| Dataset section |
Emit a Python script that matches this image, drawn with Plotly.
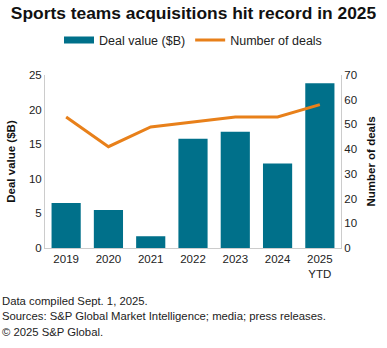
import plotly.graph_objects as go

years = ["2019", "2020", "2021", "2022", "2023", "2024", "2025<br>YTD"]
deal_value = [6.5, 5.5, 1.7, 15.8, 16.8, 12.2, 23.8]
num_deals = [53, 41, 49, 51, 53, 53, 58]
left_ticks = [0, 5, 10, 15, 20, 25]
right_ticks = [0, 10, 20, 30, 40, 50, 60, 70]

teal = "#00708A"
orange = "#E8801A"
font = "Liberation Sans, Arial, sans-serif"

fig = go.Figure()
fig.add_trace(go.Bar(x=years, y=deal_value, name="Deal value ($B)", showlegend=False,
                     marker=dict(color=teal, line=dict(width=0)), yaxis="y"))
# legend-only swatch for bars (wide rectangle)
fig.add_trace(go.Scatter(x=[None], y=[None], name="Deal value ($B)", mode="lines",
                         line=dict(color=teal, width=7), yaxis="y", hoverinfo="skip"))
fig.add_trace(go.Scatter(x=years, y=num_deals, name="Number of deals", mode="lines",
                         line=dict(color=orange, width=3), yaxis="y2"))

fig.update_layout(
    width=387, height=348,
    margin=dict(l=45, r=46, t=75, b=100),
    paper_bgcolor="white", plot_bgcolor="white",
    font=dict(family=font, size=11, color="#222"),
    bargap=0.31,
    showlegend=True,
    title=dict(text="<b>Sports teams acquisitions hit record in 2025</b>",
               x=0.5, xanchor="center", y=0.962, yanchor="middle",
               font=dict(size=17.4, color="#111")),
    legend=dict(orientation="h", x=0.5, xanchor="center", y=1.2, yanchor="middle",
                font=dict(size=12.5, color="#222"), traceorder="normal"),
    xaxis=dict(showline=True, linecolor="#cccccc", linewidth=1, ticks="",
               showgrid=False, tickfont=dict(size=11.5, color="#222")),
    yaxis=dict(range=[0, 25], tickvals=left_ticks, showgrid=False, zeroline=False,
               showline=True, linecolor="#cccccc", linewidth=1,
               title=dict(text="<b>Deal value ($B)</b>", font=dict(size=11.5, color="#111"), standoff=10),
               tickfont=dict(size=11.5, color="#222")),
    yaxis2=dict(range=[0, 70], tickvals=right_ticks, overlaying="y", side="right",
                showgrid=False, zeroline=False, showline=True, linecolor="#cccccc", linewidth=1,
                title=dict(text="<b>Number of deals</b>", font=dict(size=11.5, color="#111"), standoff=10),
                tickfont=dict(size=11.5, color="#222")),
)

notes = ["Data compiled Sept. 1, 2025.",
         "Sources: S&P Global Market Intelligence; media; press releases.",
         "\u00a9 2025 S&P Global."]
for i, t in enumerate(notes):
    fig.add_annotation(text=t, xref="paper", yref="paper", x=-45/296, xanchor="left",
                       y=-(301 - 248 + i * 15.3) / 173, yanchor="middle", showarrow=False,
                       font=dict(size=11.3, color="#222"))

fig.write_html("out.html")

| Exercise directions |
Make an exact copy of the whole listing, but don't bring over any pictures.

| Response to the exercise |
Emit a Python script that matches this image, drawn with Plotly.
import plotly.graph_objects as go

years = ["2019", "2020", "2021", "2022", "2023", "2024", "2025<br>YTD"]
deal_value = [6.5, 5.5, 1.7, 15.8, 16.8, 12.2, 23.8]
num_deals = [53, 41, 49, 51, 53, 53, 58]
left_ticks = [0, 5, 10, 15, 20, 25]
right_ticks = [0, 10, 20, 30, 40, 50, 60, 70]

teal = "#00708A"
orange = "#E8801A"
font = "Liberation Sans, Arial, sans-serif"

fig = go.Figure()
fig.add_trace(go.Bar(x=years, y=deal_value, name="Deal value ($B)", showlegend=False,
                     marker=dict(color=teal, line=dict(width=0)), yaxis="y"))
# legend-only swatch for bars (wide rectangle)
fig.add_trace(go.Scatter(x=[None], y=[None], name="Deal value ($B)", mode="lines",
                         line=dict(color=teal, width=7), yaxis="y", hoverinfo="skip"))
fig.add_trace(go.Scatter(x=years, y=num_deals, name="Number of deals", mode="lines",
                         line=dict(color=orange, width=3), yaxis="y2"))

fig.update_layout(
    width=387, height=348,
    margin=dict(l=45, r=46, t=75, b=100),
    paper_bgcolor="white", plot_bgcolor="white",
    font=dict(family=font, size=11, color="#222"),
    bargap=0.31,
    showlegend=True,
    title=dict(text="<b>Sports teams acquisitions hit record in 2025</b>",
               x=0.5, xanchor="center", y=0.962, yanchor="middle",
               font=dict(size=17.4, color="#111")),
    legend=dict(orientation="h", x=0.5, xanchor="center", y=1.2, yanchor="middle",
                font=dict(size=12.5, color="#222"), traceorder="normal"),
    xaxis=dict(showline=True, linecolor="#cccccc", linewidth=1, ticks="",
               showgrid=False, tickfont=dict(size=11.5, color="#222")),
    yaxis=dict(range=[0, 25], tickvals=left_ticks, showgrid=False, zeroline=False,
               showline=True, linecolor="#cccccc", linewidth=1,
               title=dict(text="<b>Deal value ($B)</b>", font=dict(size=11.5, color="#111"), standoff=10),
               tickfont=dict(size=11.5, color="#222")),
    yaxis2=dict(range=[0, 70], tickvals=right_ticks, overlaying="y", side="right",
                showgrid=False, zeroline=False, showline=True, linecolor="#cccccc", linewidth=1,
                title=dict(text="<b>Number of deals</b>", font=dict(size=11.5, color="#111"), standoff=10),
                tickfont=dict(size=11.5, color="#222")),
)

notes = ["Data compiled Sept. 1, 2025.",
         "Sources: S&P Global Market Intelligence; media; press releases.",
         "\u00a9 2025 S&P Global."]
for i, t in enumerate(notes):
    fig.add_annotation(text=t, xref="paper", yref="paper", x=-45/296, xanchor="left",
                       y=-(301 - 248 + i * 15.3) / 173, yanchor="middle", showarrow=False,
                       font=dict(size=11.3, color="#222"))

fig.write_html("out.html")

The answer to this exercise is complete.